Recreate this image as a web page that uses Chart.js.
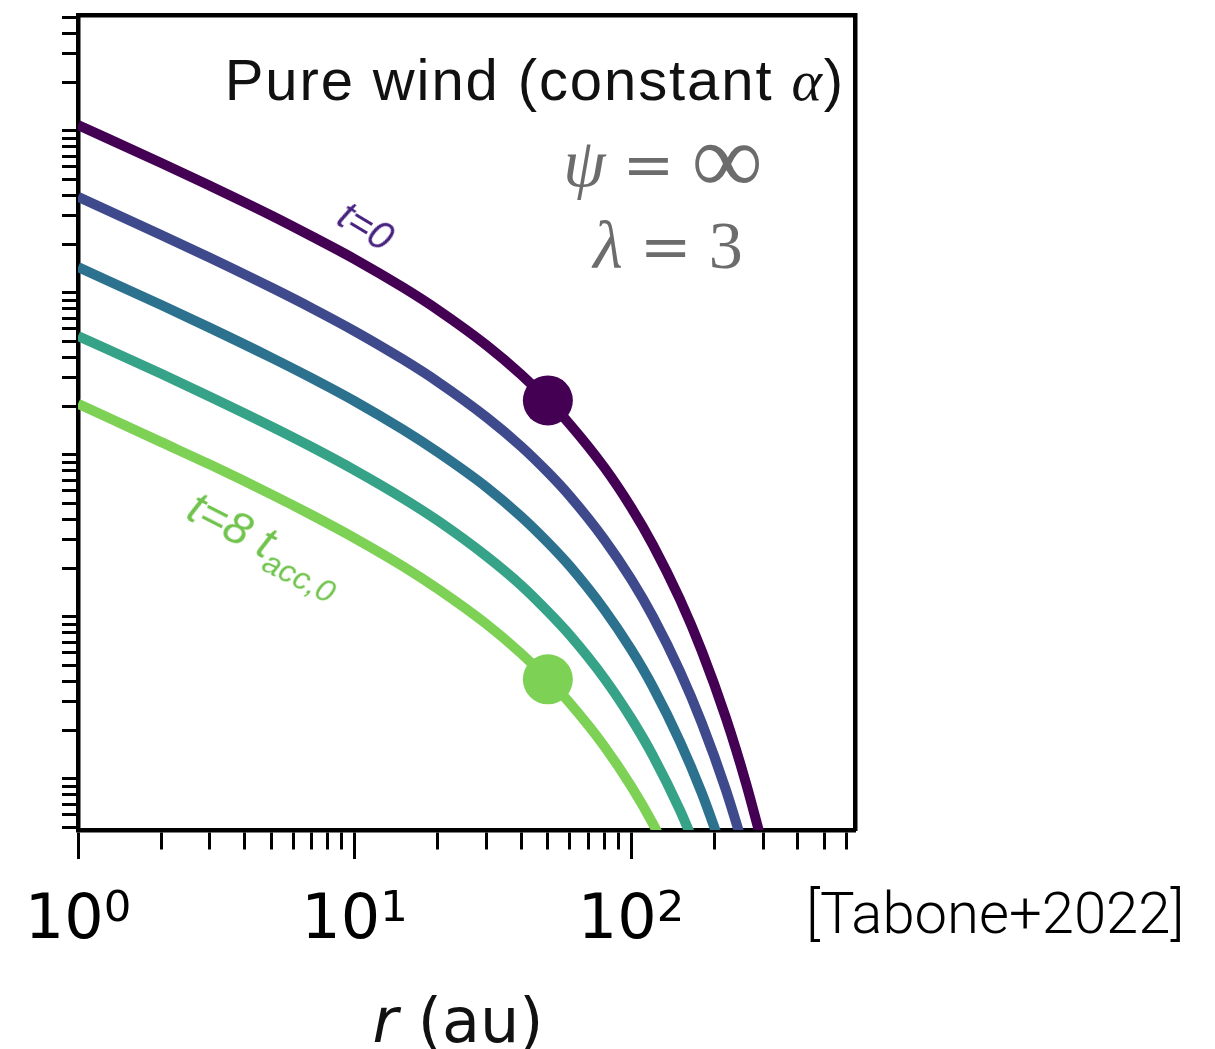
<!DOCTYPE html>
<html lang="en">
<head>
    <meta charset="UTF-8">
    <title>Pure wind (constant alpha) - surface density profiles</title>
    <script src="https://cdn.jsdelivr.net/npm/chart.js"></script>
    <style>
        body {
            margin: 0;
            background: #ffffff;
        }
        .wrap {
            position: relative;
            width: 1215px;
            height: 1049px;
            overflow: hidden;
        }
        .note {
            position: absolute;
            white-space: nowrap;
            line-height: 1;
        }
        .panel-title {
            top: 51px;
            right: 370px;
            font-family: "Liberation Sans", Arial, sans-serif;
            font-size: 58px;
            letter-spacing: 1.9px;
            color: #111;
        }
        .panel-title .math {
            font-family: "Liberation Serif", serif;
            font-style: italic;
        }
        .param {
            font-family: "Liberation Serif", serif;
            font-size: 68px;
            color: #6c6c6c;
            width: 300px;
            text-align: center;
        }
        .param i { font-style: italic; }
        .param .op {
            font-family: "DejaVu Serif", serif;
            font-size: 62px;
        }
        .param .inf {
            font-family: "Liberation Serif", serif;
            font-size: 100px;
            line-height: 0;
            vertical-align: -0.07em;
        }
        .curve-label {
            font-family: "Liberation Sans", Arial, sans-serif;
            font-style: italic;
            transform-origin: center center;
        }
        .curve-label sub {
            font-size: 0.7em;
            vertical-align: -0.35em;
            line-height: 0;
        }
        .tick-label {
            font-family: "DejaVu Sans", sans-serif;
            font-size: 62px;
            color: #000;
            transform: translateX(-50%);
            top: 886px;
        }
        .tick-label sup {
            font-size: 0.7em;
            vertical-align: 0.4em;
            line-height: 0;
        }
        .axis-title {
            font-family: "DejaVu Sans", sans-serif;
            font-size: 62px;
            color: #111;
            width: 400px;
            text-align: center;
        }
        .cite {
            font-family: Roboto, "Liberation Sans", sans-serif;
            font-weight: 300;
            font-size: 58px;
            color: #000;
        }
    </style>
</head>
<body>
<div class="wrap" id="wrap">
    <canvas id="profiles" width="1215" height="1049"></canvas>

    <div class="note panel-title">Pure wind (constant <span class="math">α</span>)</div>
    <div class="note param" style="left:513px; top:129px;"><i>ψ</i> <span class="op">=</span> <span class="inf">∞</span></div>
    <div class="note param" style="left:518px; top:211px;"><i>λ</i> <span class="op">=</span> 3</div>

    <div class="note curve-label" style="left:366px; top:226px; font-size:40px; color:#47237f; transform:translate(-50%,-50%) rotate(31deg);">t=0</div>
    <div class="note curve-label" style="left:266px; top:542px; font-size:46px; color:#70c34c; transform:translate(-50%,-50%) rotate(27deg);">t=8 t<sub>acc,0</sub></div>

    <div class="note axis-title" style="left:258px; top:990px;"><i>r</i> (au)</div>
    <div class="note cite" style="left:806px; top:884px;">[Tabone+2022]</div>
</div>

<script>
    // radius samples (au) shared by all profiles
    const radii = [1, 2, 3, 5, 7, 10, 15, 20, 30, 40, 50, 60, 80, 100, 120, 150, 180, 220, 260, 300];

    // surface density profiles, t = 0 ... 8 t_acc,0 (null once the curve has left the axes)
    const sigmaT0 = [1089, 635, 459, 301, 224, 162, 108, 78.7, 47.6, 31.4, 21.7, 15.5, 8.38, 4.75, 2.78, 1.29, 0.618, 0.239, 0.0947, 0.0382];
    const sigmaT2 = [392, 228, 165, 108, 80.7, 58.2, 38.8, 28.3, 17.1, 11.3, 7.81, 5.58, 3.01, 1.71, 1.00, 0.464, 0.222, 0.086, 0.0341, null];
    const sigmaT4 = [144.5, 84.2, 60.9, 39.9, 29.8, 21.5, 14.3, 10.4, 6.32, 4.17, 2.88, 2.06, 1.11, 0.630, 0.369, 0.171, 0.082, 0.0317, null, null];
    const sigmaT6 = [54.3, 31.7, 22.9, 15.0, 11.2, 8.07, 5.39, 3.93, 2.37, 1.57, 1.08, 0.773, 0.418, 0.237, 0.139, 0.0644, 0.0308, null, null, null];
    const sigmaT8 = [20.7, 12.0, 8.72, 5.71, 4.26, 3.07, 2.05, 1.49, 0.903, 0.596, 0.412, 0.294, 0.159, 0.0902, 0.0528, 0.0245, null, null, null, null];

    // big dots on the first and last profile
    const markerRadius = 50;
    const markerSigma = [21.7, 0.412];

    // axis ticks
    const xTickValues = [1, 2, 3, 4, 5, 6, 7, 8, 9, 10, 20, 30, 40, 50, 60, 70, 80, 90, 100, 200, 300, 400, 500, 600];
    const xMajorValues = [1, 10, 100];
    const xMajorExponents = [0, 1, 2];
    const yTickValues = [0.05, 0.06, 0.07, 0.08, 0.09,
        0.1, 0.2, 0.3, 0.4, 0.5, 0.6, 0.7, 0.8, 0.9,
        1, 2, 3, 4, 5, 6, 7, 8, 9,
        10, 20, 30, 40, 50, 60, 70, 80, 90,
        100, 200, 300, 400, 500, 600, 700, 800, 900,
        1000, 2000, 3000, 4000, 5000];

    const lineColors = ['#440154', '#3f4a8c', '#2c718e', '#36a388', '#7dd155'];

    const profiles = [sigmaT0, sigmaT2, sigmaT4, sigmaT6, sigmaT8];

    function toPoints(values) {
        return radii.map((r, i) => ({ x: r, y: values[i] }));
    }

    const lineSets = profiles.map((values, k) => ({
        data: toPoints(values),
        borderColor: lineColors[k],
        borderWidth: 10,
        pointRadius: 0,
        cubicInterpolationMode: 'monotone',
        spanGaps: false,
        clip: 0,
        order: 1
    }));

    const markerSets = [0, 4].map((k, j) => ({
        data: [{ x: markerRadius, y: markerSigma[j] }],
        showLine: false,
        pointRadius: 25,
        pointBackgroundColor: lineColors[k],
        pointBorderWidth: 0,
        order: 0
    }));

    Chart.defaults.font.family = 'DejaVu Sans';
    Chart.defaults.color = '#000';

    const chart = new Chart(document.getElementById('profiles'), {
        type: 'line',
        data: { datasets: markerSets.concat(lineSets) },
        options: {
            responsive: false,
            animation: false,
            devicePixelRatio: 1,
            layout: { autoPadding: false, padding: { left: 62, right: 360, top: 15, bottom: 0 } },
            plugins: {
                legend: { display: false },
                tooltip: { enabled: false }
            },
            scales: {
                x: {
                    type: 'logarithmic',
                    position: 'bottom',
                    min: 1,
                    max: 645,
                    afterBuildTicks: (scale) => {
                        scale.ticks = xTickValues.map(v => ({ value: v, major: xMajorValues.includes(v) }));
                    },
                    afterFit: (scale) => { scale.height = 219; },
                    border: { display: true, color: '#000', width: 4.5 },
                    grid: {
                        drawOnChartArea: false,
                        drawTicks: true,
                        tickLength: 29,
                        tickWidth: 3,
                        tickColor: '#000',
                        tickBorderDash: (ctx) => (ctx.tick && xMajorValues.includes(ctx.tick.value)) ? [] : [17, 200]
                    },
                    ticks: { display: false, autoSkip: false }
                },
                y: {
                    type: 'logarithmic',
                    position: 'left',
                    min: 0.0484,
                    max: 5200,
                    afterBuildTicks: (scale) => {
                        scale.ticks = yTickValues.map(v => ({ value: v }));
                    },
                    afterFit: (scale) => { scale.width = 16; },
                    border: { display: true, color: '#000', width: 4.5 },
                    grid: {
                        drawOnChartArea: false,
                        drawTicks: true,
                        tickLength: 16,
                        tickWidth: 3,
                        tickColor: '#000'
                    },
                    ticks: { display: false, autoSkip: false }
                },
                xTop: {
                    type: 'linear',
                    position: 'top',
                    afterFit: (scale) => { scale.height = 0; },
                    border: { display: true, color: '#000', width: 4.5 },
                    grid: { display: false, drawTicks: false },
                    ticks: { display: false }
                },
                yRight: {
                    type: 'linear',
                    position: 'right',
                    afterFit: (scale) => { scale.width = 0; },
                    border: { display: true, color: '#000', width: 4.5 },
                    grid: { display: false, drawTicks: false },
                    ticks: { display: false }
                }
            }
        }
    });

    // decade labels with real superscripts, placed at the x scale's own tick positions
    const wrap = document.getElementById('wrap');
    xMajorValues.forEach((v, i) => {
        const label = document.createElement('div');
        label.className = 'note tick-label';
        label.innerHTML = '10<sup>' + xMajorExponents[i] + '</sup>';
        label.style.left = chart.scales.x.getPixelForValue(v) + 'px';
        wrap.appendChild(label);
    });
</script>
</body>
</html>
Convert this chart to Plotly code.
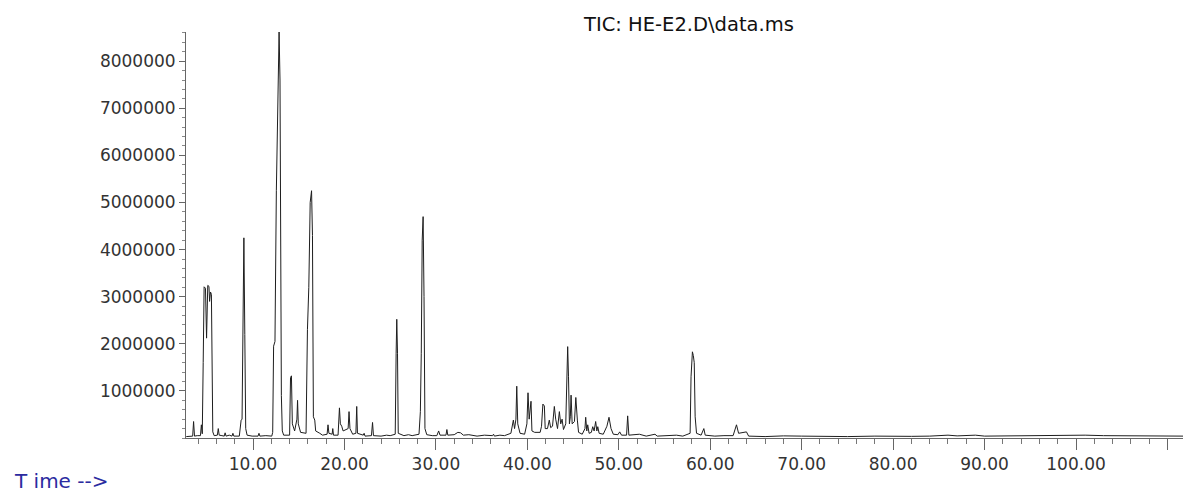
========================================
• WORK TO COMPLETE:
Find the lines above that contain the word "this" and collect them.

• SOLVED EXERCISE:
Recreate this image as a web page that uses Chart.js.
Convert this chart to Plotly code.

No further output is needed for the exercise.